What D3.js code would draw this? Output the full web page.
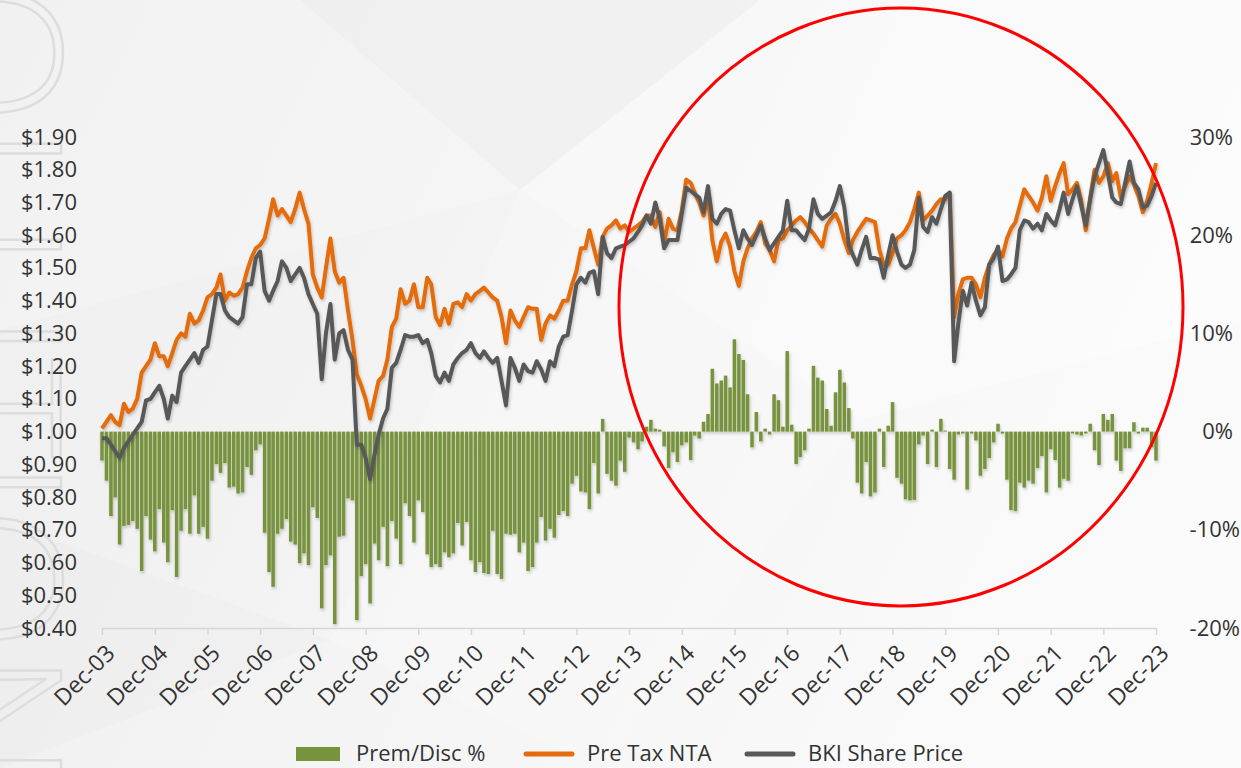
<!DOCTYPE html>
<html>
<head>
<meta charset="utf-8">
<title>BKI Share Price vs Pre Tax NTA</title>
<script src="https://cdn.jsdelivr.net/npm/d3@7"></script>
<style>
  body { margin: 0; background: #f2f2f2; }
  svg { display: block; font-family: "Open Sans", "Noto Sans", sans-serif; }
</style>
</head>
<body>
<script>

// x axis labels, one per December
var tickLabels = ["Dec-03","Dec-04","Dec-05","Dec-06","Dec-07","Dec-08","Dec-09","Dec-10","Dec-11",
  "Dec-12","Dec-13","Dec-14","Dec-15","Dec-16","Dec-17","Dec-18","Dec-19","Dec-20","Dec-21","Dec-22","Dec-23"];

// monthly premium / discount to pre tax NTA (%), Dec-03 .. Dec-23
var premDisc = [
  -2.95,-5.0,-8.6,-6.7,-11.5,-9.6,-9.5,-9.1,-9.9,-14.2,
  -8.6,-11.0,-12.2,-7.9,-11.3,-13.3,-8.0,-14.8,-10.1,-7.9,
  -10.4,-6.5,-10.4,-9.7,-10.9,-5.0,-3.3,-4.2,-3.2,-5.7,
  -5.6,-6.3,-6.2,-3.6,-4.4,-1.9,-1.3,-10.3,-14.3,-15.8,
  -10.4,-9.9,-8.9,-11.2,-11.5,-13.4,-12.4,-13.6,-7.7,-8.8,
  -18.0,-13.6,-12.6,-19.6,-10.7,-10.6,-6.8,-7.0,-19.2,-14.7,
  -13.5,-17.5,-11.4,-13.1,-9.7,-13.7,-9.1,-10.9,-13.5,-7.3,
  -8.6,-11.3,-7.0,-8.2,-12.5,-13.8,-13.5,-13.8,-12.3,-12.8,
  -12.4,-9.3,-11.6,-9.2,-13.1,-14.3,-13.3,-14.4,-14.5,-10.1,
  -14.5,-15.0,-10.4,-10.5,-10.4,-12.3,-11.3,-14.2,-13.8,-11.3,
  -8.7,-11.1,-9.9,-10.8,-8.5,-8.1,-8.6,-5.3,-4.5,-6.1,
  -6.2,-7.9,-3.2,-6.3,1.3,-4.3,-5.0,-5.5,-2.95,-4.1,
  -0.6,-1.1,-1.8,-1.0,0.5,1.2,0.3,0.2,-1.5,-3.7,
  -2.1,-3.1,-1.4,-1.1,-2.9,-0.4,-0.7,1.0,1.8,6.4,
  4.9,5.2,5.7,4.5,9.4,7.9,7.3,3.8,-1.6,2.0,
  -1.0,0.3,-0.3,3.8,3.2,0.5,8.2,0.7,-3.3,-2.6,
  -1.9,0.3,6.7,5.5,5.2,2.3,0.6,4.0,6.3,5.0,
  2.4,-0.7,-5.2,-6.3,-3.1,-6.6,-6.2,0.3,-3.6,0.6,
  3.0,-4.7,-5.3,-6.9,-7.0,-6.95,-1.3,-0.4,-3.3,0.2,
  -3.6,1.3,0.1,-3.8,-4.9,-0.3,-0.2,-5.9,-0.2,-0.9,
  -4.5,-3.8,-2.7,-1.1,0.8,-0.2,-4.9,-8.0,-8.1,-5.2,
  -5.7,-5.0,-5.3,-3.7,-2.5,-6.2,-1.8,-2.9,-5.7,-4.8,
  -5.0,-0.2,-0.3,-0.4,-0.2,0.8,-1.9,-3.4,1.8,1.2,
  1.8,-2.95,-4.0,-1.7,-1.7,0.95,-0.2,0.4,0.4,-1.6,
  -2.95
];

// monthly pre tax NTA ($)
var preTaxNTA = [
  1.01,1.03,1.05,1.03,1.02,1.085,1.06,1.07,1.10,1.18,
  1.20,1.22,1.27,1.23,1.23,1.20,1.24,1.28,1.30,1.29,
  1.36,1.33,1.34,1.37,1.41,1.42,1.44,1.48,1.40,1.425,
  1.415,1.42,1.44,1.49,1.53,1.56,1.57,1.59,1.65,1.71,
  1.66,1.68,1.66,1.64,1.68,1.73,1.68,1.635,1.48,1.44,
  1.41,1.50,1.59,1.49,1.455,1.47,1.37,1.28,1.175,1.14,
  1.10,1.04,1.10,1.155,1.17,1.22,1.32,1.345,1.435,1.39,
  1.40,1.45,1.38,1.38,1.47,1.45,1.35,1.325,1.375,1.33,
  1.39,1.395,1.38,1.42,1.40,1.42,1.43,1.44,1.425,1.41,
  1.40,1.35,1.27,1.37,1.34,1.32,1.35,1.38,1.375,1.375,
  1.28,1.33,1.355,1.345,1.37,1.40,1.40,1.45,1.49,1.56,
  1.56,1.615,1.56,1.51,1.595,1.62,1.63,1.645,1.62,1.63,
  1.61,1.62,1.63,1.64,1.66,1.66,1.625,1.67,1.575,1.65,
  1.62,1.615,1.675,1.77,1.76,1.73,1.70,1.66,1.72,1.585,
  1.52,1.58,1.605,1.565,1.49,1.445,1.52,1.56,1.59,1.61,
  1.64,1.575,1.555,1.52,1.585,1.59,1.615,1.63,1.645,1.655,
  1.64,1.62,1.605,1.585,1.565,1.63,1.65,1.665,1.635,1.585,
  1.545,1.585,1.61,1.63,1.65,1.645,1.64,1.555,1.51,1.51,
  1.545,1.59,1.60,1.615,1.64,1.68,1.73,1.645,1.66,1.675,
  1.695,1.71,1.71,1.73,1.35,1.42,1.465,1.47,1.47,1.45,
  1.41,1.47,1.51,1.54,1.555,1.535,1.59,1.62,1.64,1.69,
  1.74,1.72,1.70,1.675,1.715,1.78,1.705,1.75,1.79,1.82,
  1.725,1.74,1.76,1.705,1.615,1.715,1.80,1.76,1.78,1.82,
  1.765,1.79,1.715,1.75,1.78,1.755,1.72,1.67,1.705,1.76,
  1.82
];

// monthly BKI share price ($)
var sharePrice = [
  0.98,0.98,0.96,0.94,0.92,0.95,0.97,0.99,1.01,1.03,
  1.095,1.10,1.12,1.14,1.10,1.04,1.11,1.09,1.18,1.20,
  1.22,1.24,1.21,1.25,1.26,1.34,1.42,1.42,1.37,1.35,
  1.34,1.33,1.35,1.45,1.45,1.53,1.55,1.43,1.40,1.43,
  1.46,1.52,1.50,1.46,1.48,1.50,1.47,1.42,1.39,1.36,
  1.16,1.30,1.39,1.22,1.30,1.31,1.25,1.22,0.96,0.96,
  0.92,0.855,0.93,0.99,1.04,1.07,1.195,1.21,1.25,1.295,
  1.29,1.29,1.295,1.27,1.28,1.24,1.17,1.15,1.18,1.155,
  1.205,1.225,1.24,1.25,1.27,1.24,1.225,1.245,1.225,1.21,
  1.225,1.155,1.08,1.225,1.195,1.155,1.205,1.185,1.18,1.215,
  1.19,1.155,1.215,1.20,1.26,1.29,1.295,1.37,1.45,1.47,
  1.455,1.485,1.49,1.42,1.595,1.545,1.53,1.56,1.565,1.57,
  1.58,1.59,1.61,1.63,1.66,1.635,1.70,1.65,1.56,1.585,
  1.585,1.585,1.665,1.745,1.735,1.725,1.715,1.67,1.75,1.65,
  1.635,1.665,1.68,1.675,1.615,1.56,1.615,1.59,1.57,1.60,
  1.63,1.59,1.555,1.575,1.595,1.615,1.705,1.615,1.615,1.60,
  1.585,1.62,1.71,1.665,1.65,1.66,1.67,1.705,1.75,1.685,
  1.57,1.54,1.51,1.555,1.595,1.53,1.53,1.525,1.47,1.54,
  1.60,1.55,1.51,1.50,1.51,1.555,1.715,1.625,1.61,1.655,
  1.635,1.68,1.72,1.73,1.215,1.33,1.43,1.385,1.455,1.40,
  1.355,1.38,1.51,1.53,1.565,1.46,1.465,1.48,1.50,1.615,
  1.645,1.64,1.62,1.635,1.615,1.665,1.645,1.63,1.68,1.73,
  1.665,1.71,1.75,1.69,1.63,1.71,1.78,1.82,1.86,1.79,
  1.715,1.70,1.695,1.76,1.825,1.76,1.74,1.685,1.69,1.72,
  1.76
];

var priceTicks = [0.4,0.5,0.6,0.7,0.8,0.9,1.0,1.1,1.2,1.3,1.4,1.5,1.6,1.7,1.8,1.9];
var pctTicks = [-20,-10,0,10,20,30];
var seriesNames = ["Prem/Disc %", "Pre Tax NTA", "BKI Share Price"];

var width = 1241, height = 768;
var green = '#77933c', orange = '#e46c0a', grey = '#595959', textColor = '#333333';

var svg = d3.select('body').append('svg')
    .attr('width', width)
    .attr('height', height);

var defs = svg.append('defs');
var bg = defs.append('linearGradient').attr('id', 'bg')
    .attr('x1', 0).attr('y1', 0).attr('x2', 1).attr('y2', 0.3);
bg.append('stop').attr('offset', 0).attr('stop-color', '#eeeeee');
bg.append('stop').attr('offset', 0.5).attr('stop-color', '#f4f4f4');
bg.append('stop').attr('offset', 1).attr('stop-color', '#fafafa');

var shadow = defs.append('filter').attr('id', 'shadow')
    .attr('x', '-5%').attr('y', '-5%').attr('width', '110%').attr('height', '120%');
shadow.append('feDropShadow')
    .attr('dx', 1).attr('dy', 2).attr('stdDeviation', 1.5)
    .attr('flood-color', '#000').attr('flood-opacity', 0.22);

// background
svg.append('rect').attr('width', width).attr('height', height).attr('fill', 'url(#bg)');
var facets = [
  [[0,0],[300,0],[520,190],[0,330]],
  [[300,0],[760,0],[520,190]],
  [[520,190],[760,0],[1241,0],[1241,320],[860,420]],
  [[0,520],[330,640],[0,768]],
  [[520,190],[860,420],[600,768],[330,640]]
];
svg.append('g').selectAll('polygon')
  .data(facets)
  .enter().append('polygon')
    .attr('points', function(d){ return d.join(' '); })
    .attr('fill', function(d, i){ return ['#ffffff','#ececec','#ffffff','#e8e8e8','#ffffff'][i]; })
    .attr('opacity', function(d, i){ return [0.2, 0.3, 0.35, 0.25, 0.2][i]; });

// faint watermark lettering down the left edge (cut off, as in the original slide)
svg.append('text')
    .attr('transform', 'translate(-75,384) rotate(90)')
    .attr('text-anchor', 'middle')
    .attr('font-size', 190)
    .attr('font-weight', 300)
    .attr('fill', 'none')
    .attr('stroke', '#dddddd')
    .attr('stroke-width', 2.5)
    .text('SOLUTIONS');

// scales
var parseTick = d3.timeParse('%b-%y');
var start = parseTick(tickLabels[0]);
var months = premDisc.map(function(d, i){ return d3.timeMonth.offset(start, i); });

var x = d3.scaleTime()
    .domain([start, parseTick(tickLabels[tickLabels.length - 1])])
    .range([102, 1156]);
var yL = d3.scaleLinear().domain([0.4, 1.9]).range([628, 137]);
var yR = d3.scaleLinear().domain([-20, 30]).range([628, 137]);

// bars
var barW = 3.5;
svg.append('g')
    .attr('filter', 'url(#shadow)')
  .selectAll('rect')
  .data(premDisc)
  .enter().append('rect')
    .attr('x', function(d, i){ return x(months[i]) - barW / 2; })
    .attr('y', function(d){ return yR(Math.max(0, d)); })
    .attr('width', barW)
    .attr('height', function(d){ return Math.abs(yR(d) - yR(0)); })
    .attr('fill', green);

// x axis
var xAxis = d3.axisBottom(x)
    .tickValues(tickLabels.map(parseTick))
    .tickFormat(d3.timeFormat('%b-%y'))
    .tickSize(7)
    .tickSizeOuter(0);
var gx = svg.append('g')
    .attr('transform', 'translate(0,628)')
    .call(xAxis);
gx.select('.domain').attr('stroke', '#d6d6d6').attr('stroke-width', 1.5);
gx.selectAll('.tick line').attr('stroke', '#d6d6d6').attr('stroke-width', 1.5);
gx.selectAll('.tick text')
    .attr('x', 0).attr('y', 0).attr('dy', '0.35em')
    .attr('text-anchor', 'end')
    .attr('transform', 'translate(8,21) rotate(-45)')
    .attr('font-size', 23)
    .attr('font-family', '"Open Sans", sans-serif')
    .attr('fill', textColor);

// left axis
var gl = svg.append('g')
    .attr('transform', 'translate(77,0)')
    .call(d3.axisLeft(yL).tickValues(priceTicks).tickFormat(d3.format('$.2f')).tickSize(0).tickPadding(0));
gl.select('.domain').remove();
gl.selectAll('.tick text')
    .attr('font-size', 22)
    .attr('font-family', '"Open Sans", sans-serif')
    .attr('fill', textColor);

// right axis
var gr = svg.append('g')
    .call(d3.axisRight(yR).tickValues(pctTicks).tickFormat(function(d){ return d + '%'; }).tickSize(0));
gr.select('.domain').remove();
gr.selectAll('.tick text')
    .attr('text-anchor', 'end')
    .attr('x', function(d){ return d < 0 ? 1240 : 1233; })
    .attr('font-size', 22)
    .attr('font-family', '"Open Sans", sans-serif')
    .attr('fill', textColor);

// lines
var line = d3.line()
    .x(function(d, i){ return x(months[i]); })
    .y(function(d){ return yL(d); });

svg.append('path')
    .datum(preTaxNTA)
    .attr('d', line)
    .attr('fill', 'none')
    .attr('stroke', orange)
    .attr('stroke-width', 4)
    .attr('stroke-linejoin', 'round')
    .attr('filter', 'url(#shadow)');

svg.append('path')
    .datum(sharePrice)
    .attr('d', line)
    .attr('fill', 'none')
    .attr('stroke', grey)
    .attr('stroke-width', 4)
    .attr('stroke-linejoin', 'round')
    .attr('filter', 'url(#shadow)');

// highlight circle
svg.append('ellipse')
    .attr('cx', 901).attr('cy', 307)
    .attr('rx', 282).attr('ry', 299)
    .attr('fill', 'none')
    .attr('stroke', '#ff0000')
    .attr('stroke-width', 3);

// legend
var legend = svg.append('g').attr('transform', 'translate(0,753)');
var legendX = [296, 526, 747];
var legendItem = legend.selectAll('g')
  .data(seriesNames)
  .enter().append('g')
    .attr('transform', function(d, i){ return 'translate(' + legendX[i] + ',0)'; });
legendItem.each(function(d, i){
  var g = d3.select(this);
  if (i === 0) {
    g.append('rect').attr('x', 0).attr('y', -6).attr('width', 44).attr('height', 14).attr('fill', green);
  } else {
    g.append('line').attr('x1', 0).attr('x2', 46).attr('y1', 1).attr('y2', 1)
      .attr('stroke', i === 1 ? orange : grey).attr('stroke-width', 5).attr('stroke-linecap', 'round');
  }
  g.append('text')
    .attr('x', i === 0 ? 60 : 61)
    .attr('dy', '0.35em')
    .attr('font-size', 22)
    .attr('fill', textColor)
    .text(d);
});

</script>
</body>
</html>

════════

Find how many lines of the listing include the string "this" and give that number, nothing else.

2